In order to address some of this issues moving forward at all levels of the public sector, organizations must develop an IoT action plan. This allows them to start discussing IoT in a targeted way that can then lead to setting goals and developing programs. The experts identified three main steps to initiating an IoT action plan:
- Start having the conversation: Innovation cannot occur unless people are talking about it. Get the right people in a room together and start exploring what technology is available and how it can be used in your agency. Castro emphasized, “collaboration within agencies is key so decision makers can sit down and discuss how IoT can deliver value to the agency and the people they serve.”
- Identify where you can benefit from IoT: Not every IoT program is going to work for every agency. You have to be able to identify where your organization can derive the most value from IoT. For Hoffman in Montgomery County, this was transportation. However, a rural county may be more interested in utilizing IoT in other issue areas.
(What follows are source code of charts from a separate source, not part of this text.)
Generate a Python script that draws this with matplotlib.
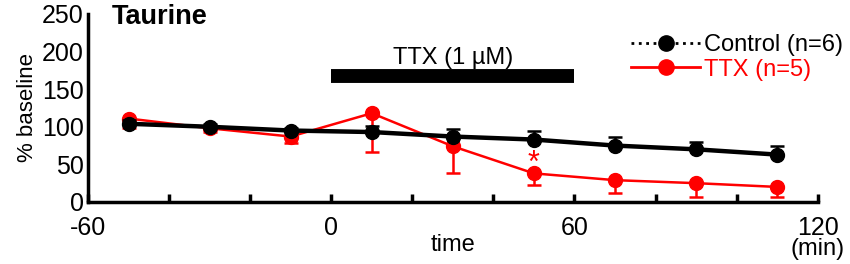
import matplotlib
matplotlib.use("Agg")
import matplotlib.pyplot as plt
from matplotlib.lines import Line2D

plt.rcParams['font.family'] = ['Liberation Sans', 'DejaVu Sans']
plt.rcParams['axes.unicode_minus'] = False

time = [-50, -30, -10, 10, 30, 50, 70, 90, 110]
control = [104, 100, 95, 93, 87, 83, 75, 70, 63]
control_err = [5, 4, 4, 8, 10, 12, 12, 10, 12]
ttx = [111, 98, 87, 118, 74, 38, 29, 25, 20]
ttx_err = [12, 5, 9, 51, 35, 16, 17, 18, 14]
xticks_major = [-60, 0, 60, 120]
xticks_minor = [-40, -20, 20, 40, 80, 100]
yticks = [0, 50, 100, 150, 200, 250]

fig = plt.figure(figsize=(8.5, 2.64), dpi=100)
ax = fig.add_axes([0.1035, 0.235, 0.8585, 0.712])

ax.errorbar(time, ttx, yerr=[ttx_err, [0]*len(ttx_err)], color='#ff0000', lw=1.8,
            marker='o', ms=10, capsize=5, elinewidth=1.8, capthick=1.8, zorder=3)
ax.errorbar(time, control, yerr=[[0]*len(control_err), control_err], color='black', lw=3.2,
            marker='o', ms=10, capsize=5, elinewidth=1.8, capthick=1.8, zorder=4)

ax.text(50, 51, '*', color='#ff0000', ha='center', va='center', fontsize=22)

# TTX application bar
ax.plot([0, 60], [167, 167], color='black', lw=10, solid_capstyle='butt', clip_on=False)
ax.text(30, 177, 'TTX (1 µM)', ha='center', va='bottom', fontsize=17)

ax.set_xlim(-60, 120)
ax.set_ylim(0, 250)
ax.set_xticks(xticks_major)
ax.set_xticks(xticks_minor, minor=True)
ax.set_yticks(yticks)
ax.tick_params(axis='x', which='both', direction='in', length=6, width=2.5, labelsize=18, pad=10)
ax.tick_params(axis='y', which='both', length=0, labelsize=18, pad=3)
for s in ['top', 'right']:
    ax.spines[s].set_visible(False)
for s in ['left', 'bottom']:
    ax.spines[s].set_linewidth(2.5)

ax.set_ylabel('% baseline', fontsize=16, labelpad=3)
ax.set_xlabel('time', fontsize=17, labelpad=-4)
ax.text(120, -48, '(min)', ha='center', va='top', fontsize=17, clip_on=False)
ax.text(-54.2, 246, 'Taurine', fontsize=19.5, fontweight='bold', va='center', ha='left')

handles = [Line2D([], [], color='black', ls=':', lw=2, marker='o', ms=11),
           Line2D([], [], color='#ff0000', ls='-', lw=2, marker='o', ms=11)]
leg = ax.legend(handles, ['Control (n=6)', 'TTX (n=5)'], loc='upper right',
                bbox_to_anchor=(1.058, 0.98), frameon=False, fontsize=17,
                handlelength=2.9, handletextpad=0.2, labelspacing=0.1, borderpad=0.2)
leg.get_texts()[1].set_color('#ff0000')

fig.savefig('out.png', dpi=100)
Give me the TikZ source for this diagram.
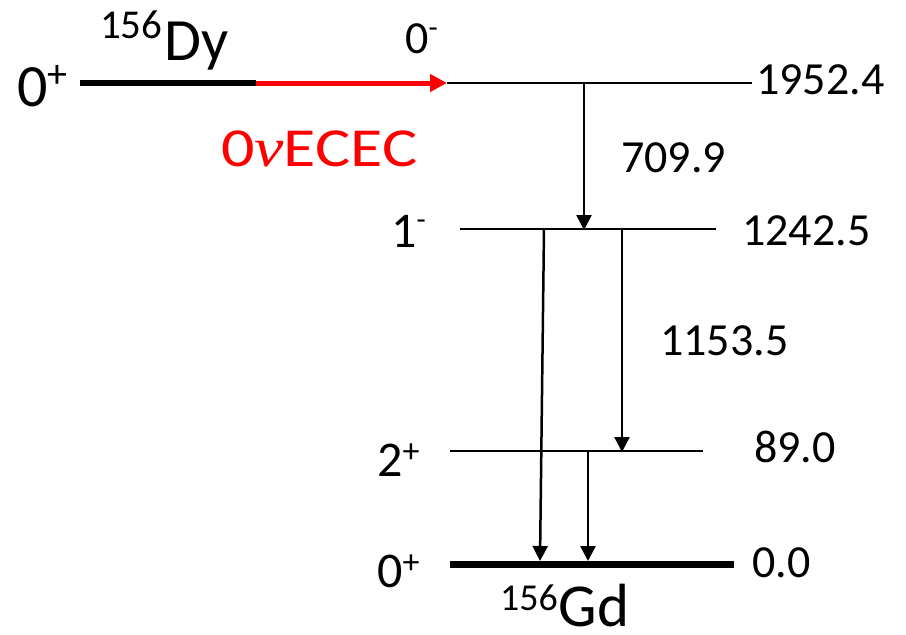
\documentclass[tikz,border=0pt]{standalone}
\usepackage{fontspec}
\setmainfont{Carlito}
\newfontfamily\grkfont{Liberation Serif}
\usetikzlibrary{arrows.meta}
\newcommand{\sz}[1]{\fontsize{#1}{#1}\selectfont}
\begin{document}
\begin{tikzpicture}[x=1pt,y=-1pt,
  lvl/.style={line width=2.5pt},
  gslvl/.style={line width=7pt},
  gam/.style={line width=2.5pt,-{Triangle[length=15pt,width=15pt]}},
  redarr/.style={line width=5pt,red,-{Triangle[length=17pt,width=17pt]}},
  lbl/.style={inner sep=0pt,anchor=base west}]
\useasboundingbox (0,0) rectangle (906,635);
% coordinates
\coordinate (dyA) at (80,83);
\coordinate (dyB) at (256,83);
\coordinate (dyC) at (447,83);
\coordinate (dyD) at (752,83);
\coordinate (l1A) at (460,229);
\coordinate (l1B) at (716,229);
\coordinate (l2A) at (450,451);
\coordinate (l2B) at (703,451);
\coordinate (gA) at (450,564);
\coordinate (gB) at (734,564);
\coordinate (t1s) at (584,83);
\coordinate (t1e) at (584,230);
\coordinate (t2s) at (544,229);
\coordinate (t2e) at (540,561);
\coordinate (t3s) at (622,229);
\coordinate (t3e) at (622,452);
\coordinate (t4s) at (588,451);
\coordinate (t4e) at (588,561);
% levels
\draw[line width=6pt] (dyA) -- (dyB);
\draw[redarr] (dyB) -- (dyC);
\draw[lvl] (dyC) -- (dyD);
\draw[lvl] (l1A) -- (l1B);
\draw[lvl] (l2A) -- (l2B);
\draw[gslvl] (gA) -- (gB);
% transitions
\draw[gam] (t1s) -- (t1e);
\draw[gam] (t2s) -- (t2e);
\draw[gam] (t3s) -- (t3e);
\draw[gam] (t4s) -- (t4e);
% labels
\node[lbl] (sp0) at (17,106) {\sz{60}0\raisebox{19pt}{\sz{40}+}};
\node[lbl] (dy) at (100,60) {\raisebox{22pt}{\sz{41}156}\kern2pt\sz{60}Dy};
\node[lbl] (sp1) at (405,53) {\sz{46}0\raisebox{16pt}{\sz{30}-}};
\node[lbl,red] (ecec) at (221,166) {\scalebox{1.2}[1]{\sz{55}0{\grkfont\itshape ν}ECEC}};
\node[lbl] (e1) at (756,94) {\sz{46}1952.4};
\node[lbl] (g1) at (621,172) {\sz{46}709.9};
\node[lbl] (e2) at (742,245) {\sz{46}1242.5};
\node[lbl] (g2) at (660,355) {\sz{46}1153.5};
\node[lbl] (e3) at (754,462) {\sz{46}89.0};
\node[lbl] (e4) at (752,577) {\sz{46}0.0};
\node[lbl] (sp2) at (391,247) {\sz{50}1\raisebox{18pt}{\sz{30}-}};
\node[lbl] (sp3) at (377,476) {\sz{50}2\raisebox{14pt}{\sz{34}+}};
\node[lbl] (sp4) at (377,587) {\sz{50}0\raisebox{14pt}{\sz{34}+}};
\node[lbl] (gd) at (500,626) {\raisebox{16pt}{\sz{38}156}\kern1pt\sz{61}Gd};
\end{tikzpicture}
\end{document}
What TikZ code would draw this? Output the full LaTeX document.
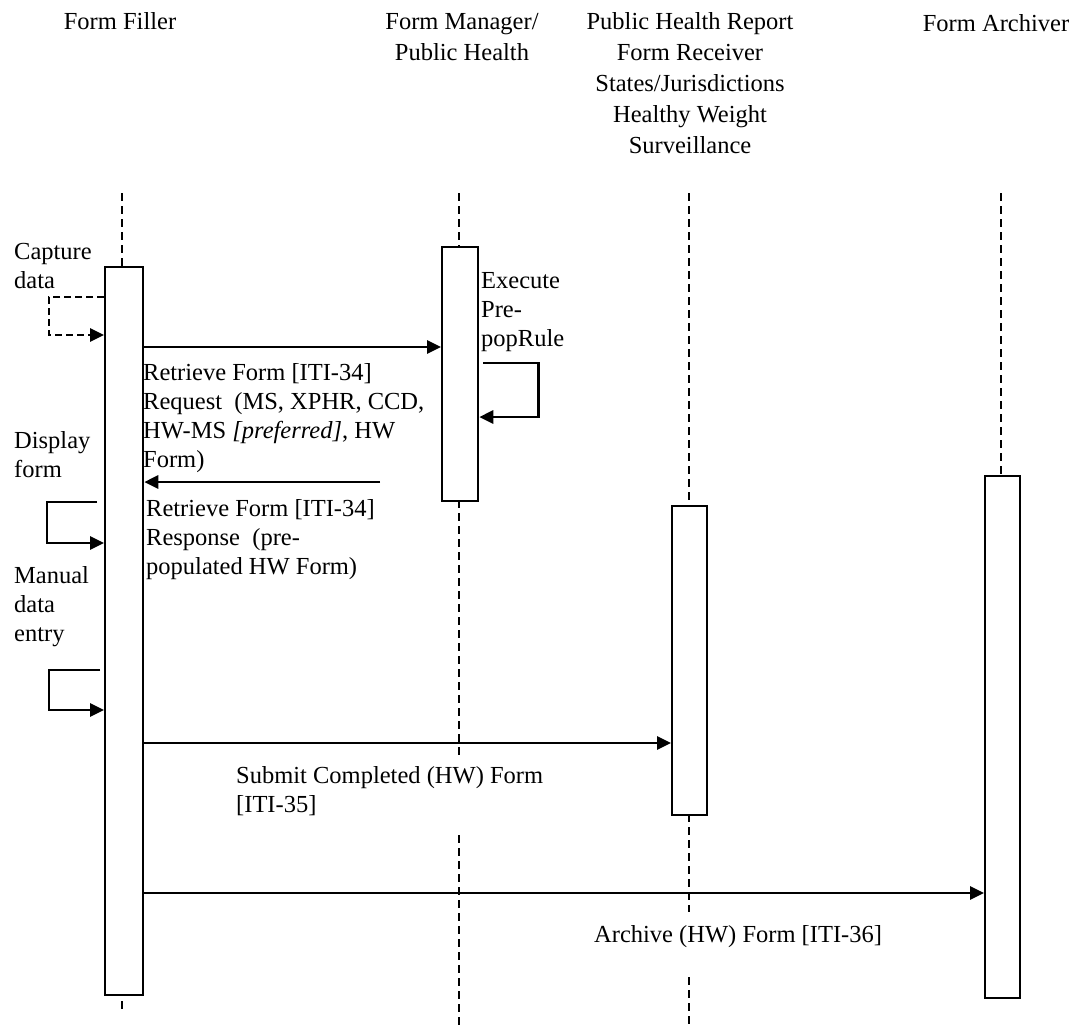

- Get ideas out there: There’s little chance organizations will succeed in implementing IoT unless they get their ideas out there and attract funds. This was exemplified in the Department of Transportation’s recent Smart Cities Challenge. The challenge offered $40 million in funding to the city who could come up with the best plan to incorporate innovative technologies into their transportation network.
While Columbus, Ohio won the challenge, many other cities were able to secure funding from outside sources based on the plans they came up with. Hoffman underscored, “the Smart Cities Challenge made cities think about next steps. This is crucial even for the cities who did not get the funding because it brought together problem solvers and stakeholders.”
While the government is ready to embrace IoT, many members of the general public are not. Individuals are often scared by the idea of interconnectivity and are unsure what this means for them and their privacy. Hoffman emphasized that constituent education is the best way to counter public fears. “With every new program, the organization has to be able to take it to the public and explain what the program does, why it is safe, and what the benefits of the program are.” This approach alleviates fears and ensures the new technology is clearly benefiting the public.
Think your agency is ready to take the IoT plunge? Overcoming the aforementioned challenges will be crucial to implementation of IoT programs at your agency. You may have a long road ahead but Rhee assured, “be open minded about the applications and impacts of IoT and be prepared to think across government. Cooperation is key for taking the next step with IoT.”